Christian Aid and Ctrl Alt Shift have been campaigning against the sale of non-Fairtrade produce for the past two weeks. A Christian Aid campaigner said, "We don't want fair trade to be an issue, we want it to be the norm."
TESCO already sells Fairtrade bananas. These misguided souls organised a flash mob to protest TESCO's decision to give customers the option to buy non-Fairtrade bananas.
http://www.cherwell.org/content/8591
Many JCRs have attempted to make their pantries stock only Fairtrade goods.
We offer the following arguments to the effect that Fairtrade is morally abhorrent. Even if you don't agree with every single one, we hope you at least realise that it is an open question whether Fairtrade helps poor people, and therefore reject the moral arrogance of those who want to deny Oxford students the option to buy non-Fairtrade produce.
1. Fairtrade schemes require all workers on a farm to be paid a minimum wage. This reduces demand for labour, and results in unemployment for farm workers whose marginal product is worth less than the minimum rate. A caveat: The empirical evidence on whether minimum wages harm employment in rich countries is mixed. But note that poor countries tend to have laxer labour protection laws, and fewer social safety nets: So it is reasonable to think (1) that Fairtrade is quite likely to increase unemployment in those cases, and (2) unemployment will have more disastrous consequences.
2. Fairtrade schemes require all farms to be run as collectives. This means that every worker must have a stake in the farm's capital and decision-making process. This discriminates against the poorest workers - those who have no capital and little access to financial markets - who cannot buy in to a Fairtrade collective because they bring little to the table. It also discriminates against itinerant labourers who might otherwise be hired on temporary contracts (say, around harvest season, when there is more work to be done).
3. Fairtrade accreditation is, by necessity, available only to registered businesses. Registering a business in most parts of Africa typically takes several months and lots of bribes. Therefore, Fairtrade schemes discriminate against new entrants to the market, and against poorer farms that operate as part of the 'informal' economy.
If you buy Fairtrade, you are discriminating in favour of farmers who already own land and capital, against workers who have nothing to sell but the sweat on their backs. You discriminate in favour of the already employed, and against the itinerant poor who can't be integrated into neat little collectives. You discriminate in favour of established, registered farms with government connections, and against newer, smaller farms that can't afford time or bribes. How is this just?
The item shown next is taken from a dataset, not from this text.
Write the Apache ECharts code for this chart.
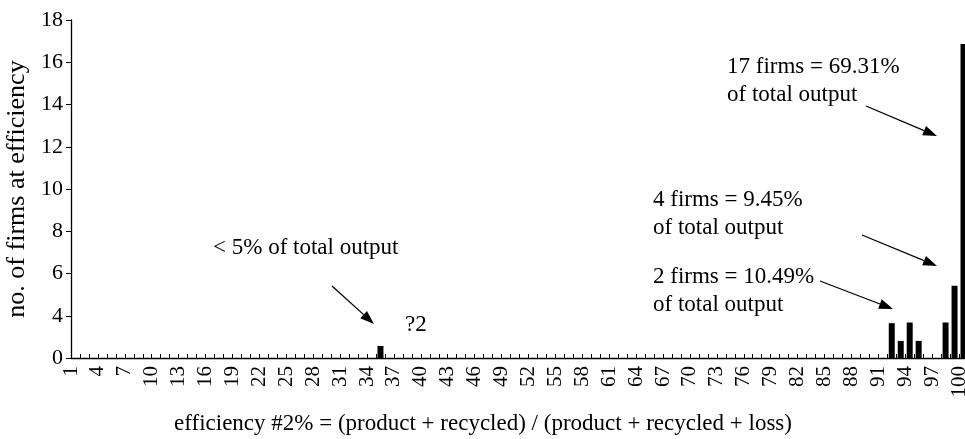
<!DOCTYPE html>
<html>
<head>
<meta charset="utf-8">
<script src="https://cdn.jsdelivr.net/npm/echarts@6/dist/echarts.min.js"></script>
<style>
  html, body { margin: 0; padding: 0; background: #fff; }
  #chart { width: 965px; height: 439px; }
</style>
</head>
<body>
<div id="chart"></div>
<script>
// efficiency classes that hold firms, and the bar heights
const barEfficiency = [35, 92, 93, 94, 95, 98, 99, 100]
const barFirms = [2.57, 3.65, 2.81, 3.68, 2.81, 3.68, 5.42, 16.86]

// efficiency classes 1..100 (one band each)
const efficiencyClasses = []
for (let i = 1; i <= 100; i++) efficiencyClasses.push(String(i))

const FONT = 'Liberation Serif'

const chart = echarts.init(document.getElementById('chart'))

const seriesData = efficiencyClasses.map(c => {
  const k = barEfficiency.indexOf(Number(c))
  return k >= 0 ? barFirms[k] : 0
})

// annotation texts (pixel layout)
const notes = [
  { lines: ['< 5% of total output'], x: 213, y: 248 },
  { lines: ['?2'], x: 405, y: 325 },
  { lines: ['2 firms = 10.49%', 'of total output'], x: 653, y: 277 },
  { lines: ['4 firms = 9.45%', 'of total output'], x: 653, y: 200 },
  { lines: ['17 firms = 69.31%', 'of total output'], x: 727, y: 67 }
]
const arrows = [
  [332, 286, 374, 324],
  [820, 281, 893, 309],
  [862, 235, 937, 266],
  [866, 106, 937, 136]
]

function arrowGraphic(a) {
  const [x1, y1, x2, y2] = a
  const ang = Math.atan2(y2 - y1, x2 - x1)
  const L = 14, W = 5
  const bx = x2 - L * Math.cos(ang), by = y2 - L * Math.sin(ang)
  const px = -Math.sin(ang) * W, py = Math.cos(ang) * W
  return [
    { type: 'line', shape: { x1, y1, x2: bx, y2: by }, style: { stroke: '#000', lineWidth: 1.3 } },
    { type: 'polygon', shape: { points: [[x2, y2], [bx + px, by + py], [bx - px, by - py]] }, style: { fill: '#000' } }
  ]
}

const graphics = []
notes.forEach(n => {
  n.lines.forEach((t, i) => {
    graphics.push({
      type: 'text',
      style: { text: t, x: n.x, y: n.y + i * 28, fill: '#000', font: '23px "' + FONT + '"', textVerticalAlign: 'middle' }
    })
  })
})
arrows.forEach(a => graphics.push(...arrowGraphic(a)))
graphics.push({
  type: 'text',
  style: {
    text: 'efficiency #2% = (product + recycled) / (product + recycled + loss)',
    x: 483, y: 424, fill: '#000', font: '23px "' + FONT + '"',
    textAlign: 'center', textVerticalAlign: 'middle'
  }
})

chart.setOption({
  animation: false,
  backgroundColor: '#fff',
  grid: { left: 71, top: 20, width: 897, height: 338, containLabel: false, outerBoundsMode: 'none' },
  xAxis: [
    {
      type: 'value',
      min: 1,
      max: 101,
      interval: 1,
      axisLine: { lineStyle: { color: '#000', width: 1.3 } },
      axisTick: { inside: true, length: 4, lineStyle: { color: '#000' } },
      axisLabel: {
        rotate: 90,
        margin: 8,
        color: '#000',
        fontFamily: FONT,
        fontSize: 21,
        formatter: v => (v <= 100 && (v - 1) % 3 === 0 ? String(v) : '')
      },
      splitLine: { show: false }
    },
    {
      type: 'category',
      data: efficiencyClasses,
      boundaryGap: true,
      show: false
    }
  ],
  yAxis: {
    type: 'value',
    min: 2,
    max: 18,
    interval: 2,
    name: 'no. of firms at efficiency',
    nameLocation: 'middle',
    nameGap: 38,
    nameTextStyle: { color: '#000', fontFamily: FONT, fontSize: 26 },
    axisLine: { show: true, lineStyle: { color: '#000', width: 1.3 } },
    axisTick: { show: true, length: 5, lineStyle: { color: '#000' } },
    axisLabel: {
      color: '#000',
      fontFamily: FONT,
      fontSize: 22,
      margin: 8,
      formatter: v => (v === 2 ? '0' : String(v))
    },
    splitLine: { show: false }
  },
  series: [
    {
      type: 'bar',
      xAxisIndex: 1,
      data: seriesData,
      barWidth: 6,
      itemStyle: { color: '#000' }
    }
  ],
  graphic: graphics
})
</script>
</body>
</html>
Given a choice between two otherwise-identical goods, I'd pay a premium for the one that's _not_ Fairtrade. I think it's the morally right thing to do. Won't the True Believers at Christian Aid and Ctrl Alt Shift at least admit it's an open question?
HT: Daniel Newman (via The Facebook)
5 comments:
I know some Christians who are coffee producers in Africa- they view fair trade coffee as a disadvantage to the poorest, and find it to be an immoral approach to business. I never really understood the reasons - and dont know if these are their reasons! Interesting...
Thanks, Pete. Very interesting.
There seem to be two distinct issues.
First, whether it is morally a good thing or a bad thing for consumers here to let suppliers know that they would prefer to buy products where a greater proportion of what they pay ends up in the pockets of the people labouring in the fields.
Second, there is the question about whether or not those organisations currently acting under the "Fair trade" banner are achieving that and are doing so in the most effective way.
Thanks, Dave. Yes. And also broarder economic concerns about the effect of giving one group of workers a rate above the market rate. E.g. what that does to other poor workers etc. Does it also discourage the workers in question from doing something genuinely economic etc.
I'm no economist myself (much of what the A-level taught me has been since lost), but it does seem like it might be another example of Christians jumping on the bandwagon of an idea that seems and sounds righteous without having actually done much thinking.